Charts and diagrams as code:
===============

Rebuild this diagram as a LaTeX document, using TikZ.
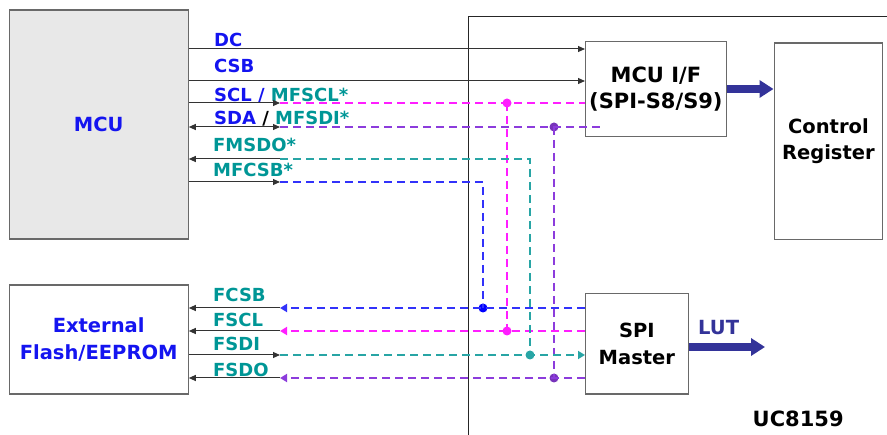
\documentclass[tikz,border=0pt]{standalone}
\usepackage{fontspec}
\setmainfont{DejaVu Sans}
\usetikzlibrary{arrows.meta,positioning}
\definecolor{sigblue}{RGB}{20,20,240}
\definecolor{sigteal}{RGB}{0,150,150}
\definecolor{dmag}{RGB}{255,30,255}
\definecolor{dpurp}{RGB}{140,60,220}
\definecolor{dblue}{RGB}{50,50,250}
\definecolor{dteal}{RGB}{40,165,165}
\definecolor{navy}{RGB}{51,51,153}
\definecolor{boxgray}{RGB}{105,105,105}
\definecolor{mcufill}{RGB}{232,232,232}
\begin{document}
\begin{tikzpicture}[x=1pt,y=-1pt,
  blk/.style={draw=boxgray,line width=1.3pt,inner sep=0pt,anchor=north west,align=center,font=\fontsize{19.5}{26.5}\selectfont\bfseries},
  sig/.style={anchor=base west,inner sep=0pt,font=\fontsize{18}{18}\selectfont\bfseries},
  wire/.style={draw=black!80,line width=1pt},
  tip/.style={-{Triangle[length=7pt,width=6pt]}},
  ctip/.style={-{Triangle[length=7pt,width=8pt]}},
  dashline/.style={line width=2pt,dash pattern=on 8pt off 5pt},
  dot/.style={circle,inner sep=0pt,minimum size=9pt},
  fat/.style={draw=navy,line width=8pt,-{Triangle[length=14pt,width=17pt]}}]
  \useasboundingbox (0,0) rectangle (887,435);
  \begin{scope}[every node/.style={blk}]
  \node[fill=mcufill,text=sigblue,minimum width=179pt,minimum height=229pt] (mcu) at (8.5,9.5) {MCU};
  \node[text=sigblue,minimum width=179pt,minimum height=109pt] (flash) at (8.5,284.5) {External\\Flash/EEPROM};
  \node[minimum width=140.5pt,minimum height=95pt,font=\fontsize{21}{25.7}\selectfont\bfseries] (mcuif) at (585,41) {MCU I/F\\(SPI-S8/S9)};
  \node[minimum width=108.5pt,minimum height=196.5pt] (ctrl) at (773.5,42.5) {Control\\Register};
  \node[minimum width=102.5pt,minimum height=100.5pt,font=\fontsize{19.5}{27}\selectfont\bfseries] (spim) at (585,293) {SPI\\Master};
  \end{scope}
  \draw[black!85,line width=1pt] (468.5,435) |- (887,16.5);
  \coordinate (tscl) at (280,103);
  \coordinate (tsda) at (280,127);
  \coordinate (tfmsdo) at (280,159);
  \coordinate (tmfcsb) at (280,182);
  \coordinate (tfcsb) at (280,308);
  \coordinate (tfscl) at (280,331);
  \coordinate (tfsdi) at (280,355);
  \coordinate (tfsdo) at (280,378);
  \coordinate (lutend) at (765,347);
  \begin{scope}[every node/.style={sig,text=sigblue}]
  \node (ldc) at (214,46.5) {DC};
  \node (lcsb) at (214,73) {CSB};
  \node (lscl) at (214,101.5) {SCL / \textcolor{sigteal}{MFSCL*}};
  \node (lsda) at (214,125) {SDA \textcolor{black}{/} \textcolor{sigteal}{MFSDI*}};
  \node[text=sigteal] (lfmsdo) at (213,151.5) {FMSDO*};
  \node[text=sigteal] (lmfcsb) at (213,176.5) {MFCSB*};
  \node[text=sigteal] (lfcsb) at (213,301.5) {FCSB};
  \node[text=sigteal] (lfscl) at (213,326.5) {FSCL};
  \node[text=sigteal] (lfsdi) at (213,351) {FSDI};
  \node[text=sigteal] (lfsdo) at (213,376.5) {FSDO};
  \node[text=navy,font=\fontsize{19.5}{19.5}\selectfont\bfseries] (llut) at (698,335) {LUT};
  \node[text=black,font=\fontsize{21}{21}\selectfont\bfseries] (lchip) at (752.5,426.5) {UC8159};
  \end{scope}
  \node[dot,fill=dmag] (jscl) at (507,103) {};
  \node[dot,fill=dmag] (jfscl) at (507,331) {};
  \node[dot,fill=dpurp!85!black] (jsda) at (554,127) {};
  \node[dot,fill=dpurp!85!black] (jfsdo) at (554,378) {};
  \node[dot,fill=dteal] (jfsdi) at (530,355) {};
  \node[dot,fill=blue] (jfcsb) at (483,308) {};
  \begin{scope}[every path/.style={wire}]
  \draw[tip] (mcu.east |- 0,49) -- (mcuif.west |- 0,49);
  \draw[tip] (mcu.east |- 0,81) -- (mcuif.west |- 0,81);
  \draw[tip] (mcu.east |- tscl) -- (tscl);
  \draw[{Triangle[length=7pt,width=6pt]}-{Triangle[length=7pt,width=6pt]}] (mcu.east |- tsda) -- (tsda);
  \draw[tip] (tfmsdo) -- (mcu.east |- tfmsdo);
  \draw[tip] (mcu.east |- tmfcsb) -- (tmfcsb);
  \draw[tip] (tfcsb) -- (flash.east |- tfcsb);
  \draw[tip] (tfscl) -- (flash.east |- tfscl);
  \draw[tip] (flash.east |- tfsdi) -- (tfsdi);
  \draw[tip] (tfsdo) -- (flash.east |- tfsdo);
  \end{scope}
  \begin{scope}[every path/.style={dashline}]
  \draw[dmag] (tscl) -- (mcuif.west |- tscl);
  \draw[dmag] (jscl.center) -- (jfscl.center);
  \draw[dmag,ctip] (spim.west |- tfscl) -- (tfscl);
  \draw[dpurp] (tsda) -- ([xshift=16pt]mcuif.west |- tsda);
  \draw[dpurp] (jsda.center) -- (jfsdo.center);
  \draw[dpurp,ctip] (spim.west |- tfsdo) -- (tfsdo);
  \draw[dteal] (tfmsdo) -| (jfsdi.center);
  \draw[dteal,ctip] (tfsdi) -- (spim.west |- tfsdi);
  \draw[dblue] (tmfcsb) -| (jfcsb.center);
  \draw[dblue,ctip] (spim.west |- tfcsb) -- (tfcsb);
  \end{scope}
  \draw[fat] (mcuif.east |- 0,89) -- (ctrl.west |- 0,89);
  \draw[fat] (spim.east |- lutend) -- (lutend);
\end{tikzpicture}
\end{document}
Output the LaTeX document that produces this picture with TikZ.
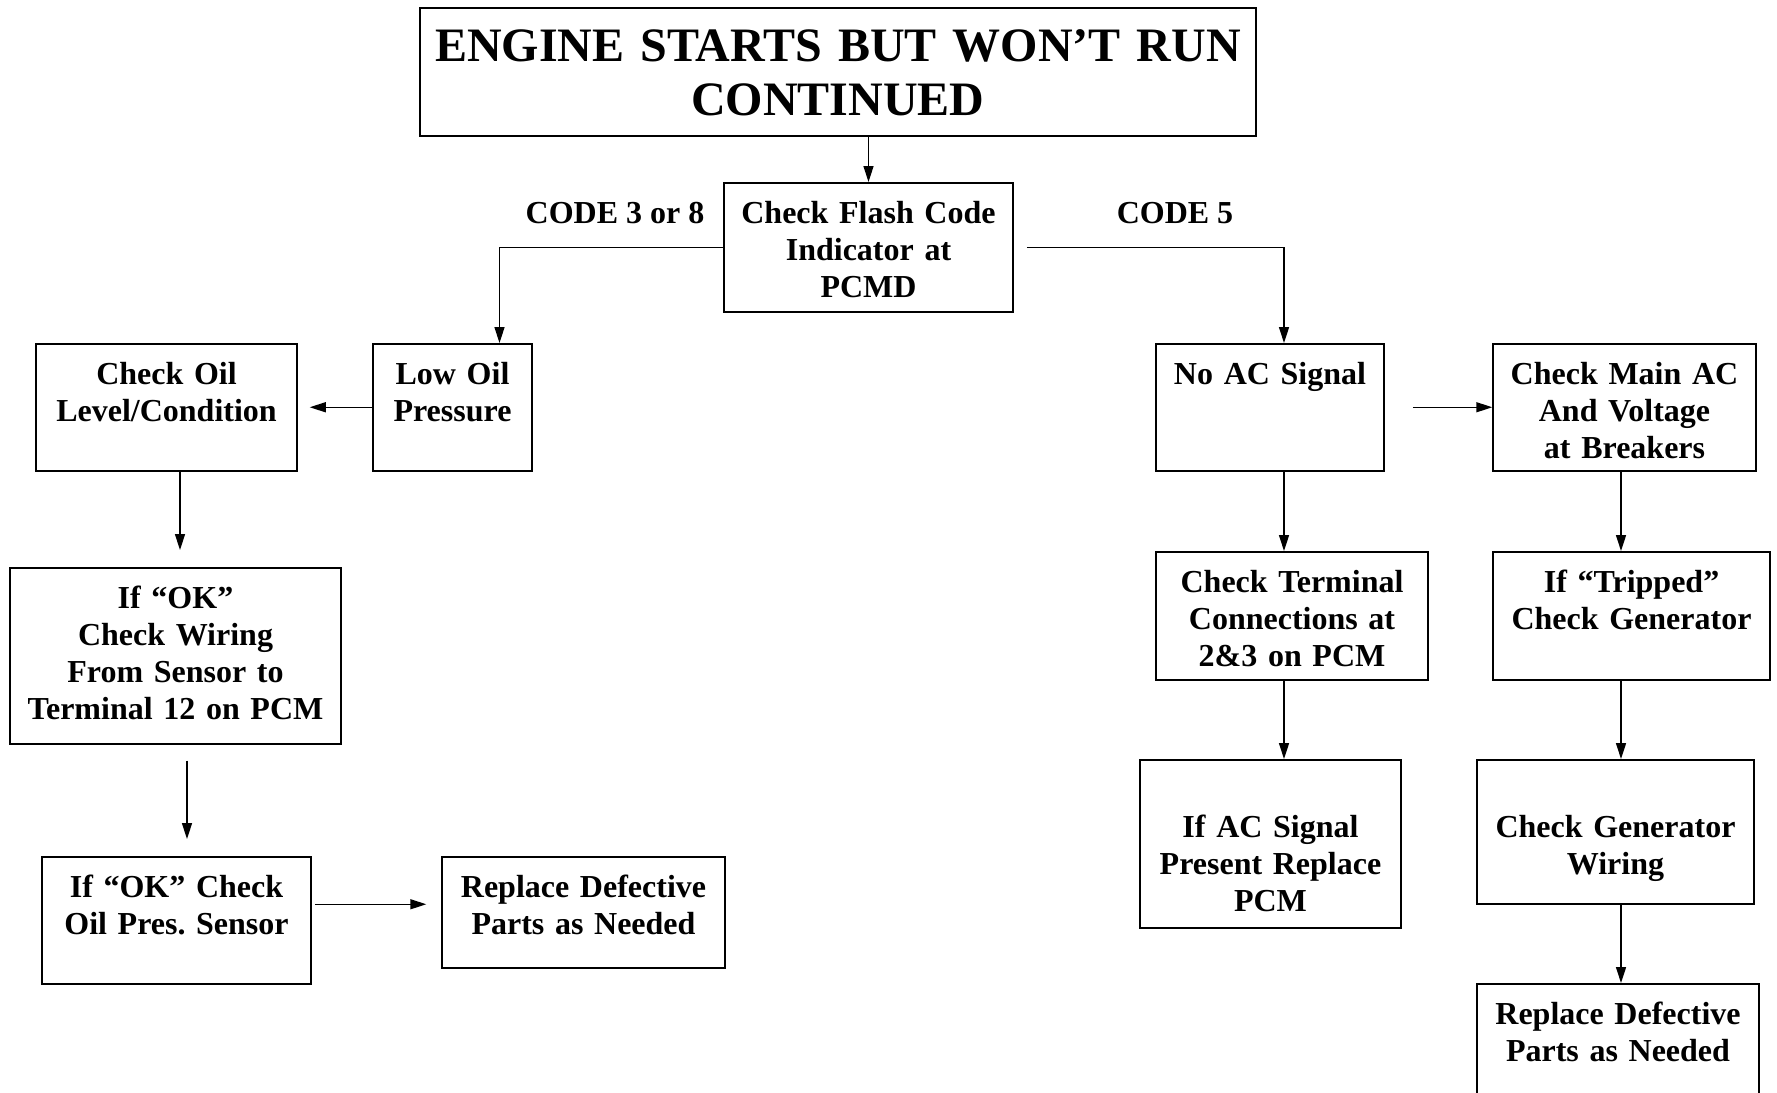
\documentclass[tikz,border=0pt]{standalone}
\usepackage{fontspec}
\setmainfont{Liberation Serif}
\usepackage{tikz}
\usetikzlibrary{arrows.meta,positioning}
\frenchspacing

\begin{document}
\begin{tikzpicture}[
  x=1pt, y=-1pt,
  font=\fontsize{32}{37}\selectfont\bfseries,
  box/.style={draw, line width=1.5pt, align=center, anchor=north, inner xsep=0pt, inner ysep=19pt, text height=22pt},
  flow/.style={-{Triangle[length=16pt, width=10pt]}, line width=1.5pt},
  code/.style={inner sep=2pt}
]
\useasboundingbox (0,0) rectangle (1777,1092);

\node[box, text width=836pt, inner ysep=21pt, text height=33pt, text depth=53pt, font=\fontsize{48}{54}\selectfont\bfseries] (title) at (838,7) {ENGINE STARTS BUT WON’T RUN\\CONTINUED};
\node[box, text width=289pt, text depth=69pt] (flash) at (868.5,182) {Check Flash Code\\Indicator at\\PCMD};

\node[code] (code38) at (615,213) {CODE 3 or 8};
\node[code] (code5) at (1175,213) {CODE 5};

\node[box, text width=159pt, text depth=67pt] (lowoil) at (452.5,343) {Low Oil\\Pressure};
\node[box, text width=261pt, text depth=67pt] (checkoil) at (166.5,343) {Check Oil\\Level/Condition};
\node[box, text width=331pt, text depth=116pt] (wiring) at (175.5,567) {If “OK”\\Check Wiring\\From Sensor to\\Terminal 12 on PCM};
\node[box, text width=269pt, text depth=67pt] (sensor) at (176.5,856) {If “OK” Check\\Oil Pres. Sensor};
\node[box, text width=283pt, text depth=51pt] (replaceL) at (583.5,856) {Replace Defective\\Parts as Needed};

\node[box, text width=228pt, text depth=67pt] (noac) at (1270,343) {No AC Signal};
\node[box, text width=263pt, text depth=67pt] (mainac) at (1624.5,343) {Check Main AC\\And Voltage\\at Breakers};
\node[box, text width=272pt, text depth=68pt] (terminal) at (1292,551) {Check Terminal\\Connections at\\2\&3 on PCM};
\node[box, text width=277pt, text depth=68pt] (tripped) at (1631.5,551) {If “Tripped”\\Check Generator};
\node[box, text width=261pt, text height=59pt, text depth=71pt] (acpresent) at (1270.5,759) {If AC Signal\\Present Replace\\PCM};
\node[box, text width=277pt, text height=59pt, text depth=47pt] (genwiring) at (1615.5,759) {Check Generator\\Wiring};
\node[box, text width=282pt, text depth=90pt] (replaceR) at (1618,983) {Replace Defective\\Parts as Needed};

\draw[flow] (flash.north |- title.south) -- (flash.north);
\draw[flow] (flash.west) -| ([xshift=47pt]lowoil.north);
\draw[flow] ([xshift=13pt]flash.east) -| ([xshift=14pt]noac.north);

\draw[flow] (lowoil.west) -- ([xshift=12pt]checkoil.east);
\draw[flow] ([xshift=13.5pt]checkoil.south) -- ([xshift=13.5pt, yshift=17pt]checkoil.south |- wiring.north);
\draw[flow] ([xshift=11.5pt, yshift=-16pt]wiring.south) -- ([xshift=11.5pt, yshift=17pt]wiring.south |- sensor.north);
\draw[flow] ([xshift=3pt, yshift=16pt]sensor.east) -- ([xshift=-15pt, yshift=16pt]sensor.east -| replaceL.west);

\draw[flow] ([xshift=28pt]noac.east) -- (mainac.west);
\draw[flow] ([xshift=14pt]noac.south) -- ([xshift=14pt]noac.south |- terminal.north);
\draw[flow] ([xshift=-8pt]terminal.south) -- ([xshift=-8pt]terminal.south |- acpresent.north);
\draw[flow] ([xshift=-3.5pt]mainac.south) -- ([xshift=-3.5pt]mainac.south |- tripped.north);
\draw[flow] ([xshift=-10.5pt]tripped.south) -- ([xshift=-10.5pt]tripped.south |- genwiring.north);
\draw[flow] ([xshift=5.5pt]genwiring.south) -- ([xshift=5.5pt]genwiring.south |- replaceR.north);
\end{tikzpicture}
\end{document}
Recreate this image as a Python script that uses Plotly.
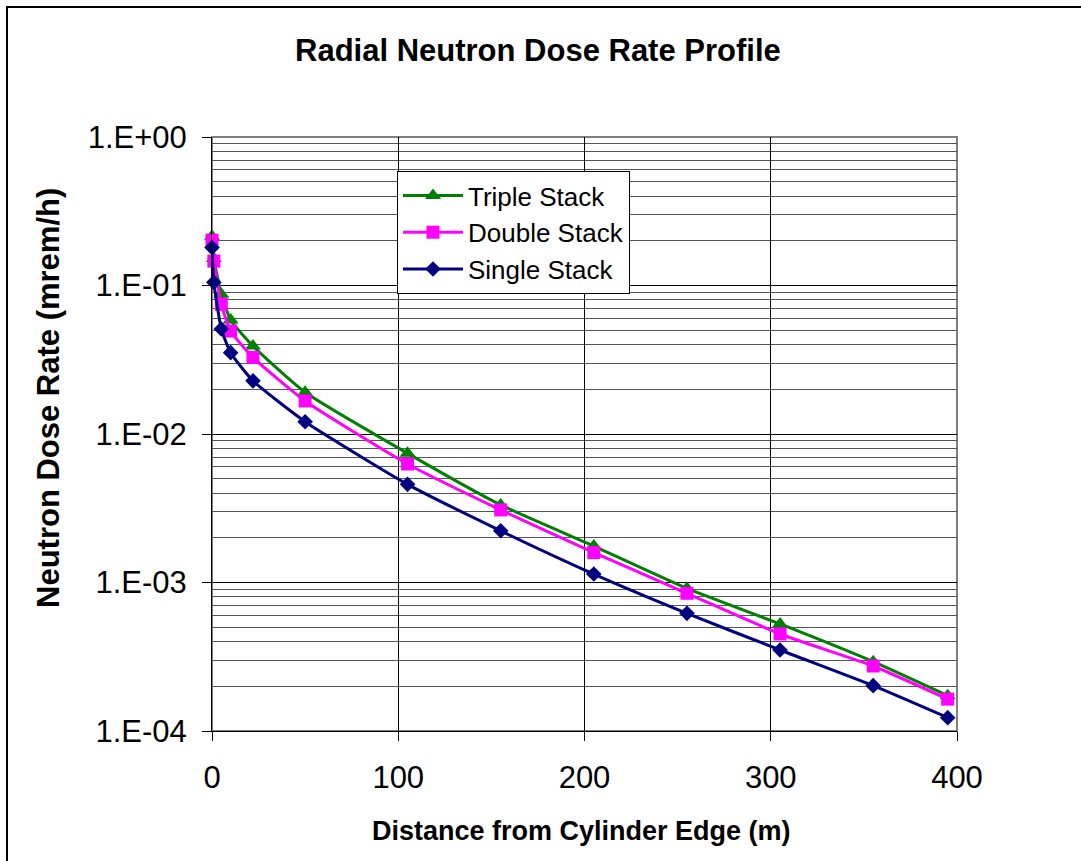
import plotly.graph_objects as go

# ---- data ----
distance_m = [0, 1, 5, 10, 22, 50, 105, 155, 205, 255, 305, 355, 395]

triple_stack = [0.215, 0.152, 0.0873, 0.0586, 0.0391, 0.0191, 0.00741,
                0.00333, 0.00176, 0.000914, 0.000526, 0.000293, 0.000173]
double_stack = [0.202, 0.146, 0.0747, 0.0494, 0.0328, 0.0167, 0.00628,
                0.00308, 0.00159, 0.000846, 0.000450, 0.000274, 0.000164]
single_stack = [0.180, 0.105, 0.0509, 0.0353, 0.0228, 0.0121, 0.00458,
                0.00223, 0.00114, 0.000620, 0.000351, 0.000202, 0.000123]

series_names = ["Triple Stack", "Double Stack", "Single Stack"]

y_tick_vals = [1, 0.1, 0.01, 0.001, 0.0001]
y_tick_text = ["1.E+00", "1.E-01", "1.E-02", "1.E-03", "1.E-04"]
x_tick_vals = [0, 100, 200, 300, 400]

FONT = "Liberation Sans, Arial, sans-serif"

fig = go.Figure()

styles = [
    dict(color="#008000", symbol="triangle-up", size=14),
    dict(color="#FF00FF", symbol="square", size=13),
    dict(color="#000080", symbol="diamond", size=12),
]
for name, vals, st in zip(series_names, [triple_stack, double_stack, single_stack], styles):
    fig.add_trace(go.Scatter(
        x=distance_m, y=vals, name=name, mode="lines+markers",
        legendgroup=name,
        line=dict(color=st["color"], width=3, shape="spline", smoothing=0.5),
        marker=dict(color=st["color"], symbol=st["symbol"], size=st["size"],
                    line=dict(width=0)),
        cliponaxis=False,
    ))

W, H = 1081, 861
L, R, T, B = 212, 124, 137, 130
pw = W - L - R
ph = H - T - B

def px(xpix):
    return (xpix - L) / pw

def py(ypix):
    return (H - B - ypix) / ph

fig.update_layout(
    width=W, height=H,
    margin=dict(l=L, r=R, t=T, b=B, pad=0),
    paper_bgcolor="white", plot_bgcolor="white",
    font=dict(family=FONT, color="black"),
    showlegend=True,
    legend=dict(
        x=px(397), y=py(171), xanchor="left", yanchor="top",
        bgcolor="white", bordercolor="black", borderwidth=1,
        font=dict(family=FONT, size=26, color="black"),
        traceorder="grouped", tracegroupgap=0, itemwidth=60,
    ),
    xaxis=dict(
        range=[0, 400], tickvals=x_tick_vals,
        showgrid=True, gridcolor="black", gridwidth=1,
        zeroline=False, showline=True, linecolor="black", linewidth=1,
        ticks="outside", ticklen=9, tickcolor="black",
        ticklabelstandoff=10,
        tickfont=dict(family=FONT, size=31, color="black"),
    ),
    yaxis=dict(
        type="log", range=[-4, 0],
        tickmode="array", tickvals=y_tick_vals, ticktext=y_tick_text,
        showgrid=True, gridcolor="black", gridwidth=1,
        minor=dict(dtick="D1", showgrid=True, gridcolor="#555555", gridwidth=1, ticks=""),
        zeroline=False, showline=True, linecolor="black", linewidth=1,
        ticks="outside", ticklen=9, tickcolor="black",
        ticklabelstandoff=9,
        tickfont=dict(family=FONT, size=31, color="black"),
    ),
    shapes=[
        # plot-area border (grey)
        dict(type="rect", xref="paper", yref="paper", x0=0, x1=1, y0=0, y1=1,
             line=dict(color="#808080", width=2), layer="below"),
        # outer chart border
        dict(type="rect", xref="paper", yref="paper",
             x0=px(7), x1=px(1090), y0=py(870), y1=py(7),
             line=dict(color="black", width=2), layer="above"),
    ],
    annotations=[
        dict(text="<b>Radial Neutron Dose Rate Profile</b>", xref="paper", yref="paper",
             x=px(538), y=py(50), xanchor="center", yanchor="middle", showarrow=False,
             font=dict(family=FONT, size=31, color="black")),
        dict(text="<b>Distance from Cylinder Edge (m)</b>", xref="paper", yref="paper",
             x=px(581), y=py(831), xanchor="center", yanchor="middle", showarrow=False,
             font=dict(family=FONT, size=27, color="black")),
        dict(text="<b>Neutron Dose Rate (mrem/h)</b>", xref="paper", yref="paper",
             x=px(48), y=py(398), xanchor="center", yanchor="middle", showarrow=False,
             textangle=-90, font=dict(family=FONT, size=31, color="black")),
    ],
)

fig.write_html(
    "out.html",
    config={"displayModeBar": False},
    post_script="document.body.style.margin='0px';document.body.style.overflow='hidden';"
                "document.documentElement.style.overflow='hidden';",
)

===============

• _TO BE DONE_:
Give back only the lines from the one holding "Recreate this image" through the one holding "fig = go.Figure()", both kept, exactly as written. Omit the images.

• _RESULT FOR THIS EXERCISE_:
Recreate this image as a Python script that uses Plotly.
import plotly.graph_objects as go

# ---- data ----
distance_m = [0, 1, 5, 10, 22, 50, 105, 155, 205, 255, 305, 355, 395]

triple_stack = [0.215, 0.152, 0.0873, 0.0586, 0.0391, 0.0191, 0.00741,
                0.00333, 0.00176, 0.000914, 0.000526, 0.000293, 0.000173]
double_stack = [0.202, 0.146, 0.0747, 0.0494, 0.0328, 0.0167, 0.00628,
                0.00308, 0.00159, 0.000846, 0.000450, 0.000274, 0.000164]
single_stack = [0.180, 0.105, 0.0509, 0.0353, 0.0228, 0.0121, 0.00458,
                0.00223, 0.00114, 0.000620, 0.000351, 0.000202, 0.000123]

series_names = ["Triple Stack", "Double Stack", "Single Stack"]

y_tick_vals = [1, 0.1, 0.01, 0.001, 0.0001]
y_tick_text = ["1.E+00", "1.E-01", "1.E-02", "1.E-03", "1.E-04"]
x_tick_vals = [0, 100, 200, 300, 400]

FONT = "Liberation Sans, Arial, sans-serif"

fig = go.Figure()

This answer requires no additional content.